The effect of polymer/ceramic scaffold architecture and composition on the growth of MC3T3 osteoblastic cell line

2^nd International Conference and Exhibition on Materials Science & Engineering

October 07-09, 2013 Hampton Inn Tropicana, Las Vegas, NV, USA

Amy Yousefi, Joshua Minton, Cara Janney, Carlie Focke, Rosa Akbarzadeh and Paul James

Scientific Tracks Abstracts: J Material Sci

Abstract :

Tissue engineering scaffolds seeded with cells and growth factors have shown promise for the treatment of bone defects. In this study, we have developed a method of fabricating polymer/ceramic scaffolds that leads to a controlled pore size and fully interconnected pores, while avoiding the use of toxic solvents. Our scaffolds were produced through melt processing, which involves heating a blend of two polymer powders above their melting temperatures to generate an interpenetrating network. Polycaprolactone (PCL) was the primary scaffold material used in this study due to its low melting temperature (below 70 0 C).
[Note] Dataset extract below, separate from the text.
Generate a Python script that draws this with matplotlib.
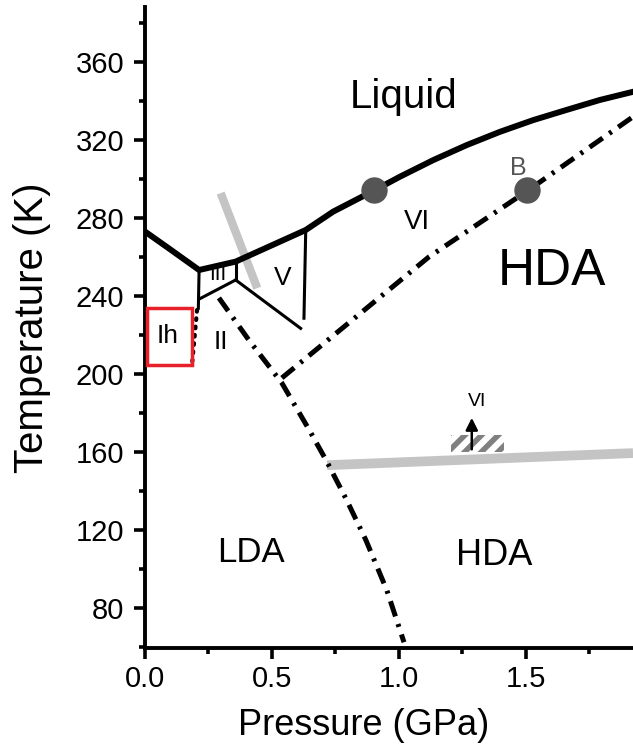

Poly (ethylene oxide) (PEO) has a similar melting point and was used as the primary porogen. Hydroxyapatite (HA) was incorporated into the polymer blend so as to produce constructs with enhanced osteoconductivity. The porosity and interconnectivity of the scaffolds were achieved through dissolving PEO in water. The effects of polymer ratio, HA content, and pressure applied during the fabrication process were investigated in this study. The effectiveness of these scaffolds was determined by examining the porosity, pore interconnectivity, and mechanical properties through performing micro-computed tomography (μ-CT) and unconfined compression analyses. Our results demonstrated that melt processing was capable of producing scaffolds with desired pore size range (>150 μm), and porosity greater than 55%. Also, the incorporation of HA into the scaffolds did not negatively impact scaffold morphology or pore formation. The in vitro studies were performed using osteoblastic MC3T3-E1 cell line to verify the suitability of these constructs for bone tissue engineering.

Biography :

Amy Yousefi completed her Ph.D. in Chemical Engineering at University of Montreal in 1996. After postdoctoral studies on computational fluid dynamics (CFD) at the same university, she joined the National Research Council of Canada (NRC) in 1999 as a researcher, where she established a research program on tissue engineering scaffolds. Since 2009, she has been holding a faculty position as a Spooner Schallek Associate Professor at Miami University. She has published 20 papers in reputed journals and has given over 50 conference presentations. Since 2010 she has been working with 4 NIH study sections as a reviewer.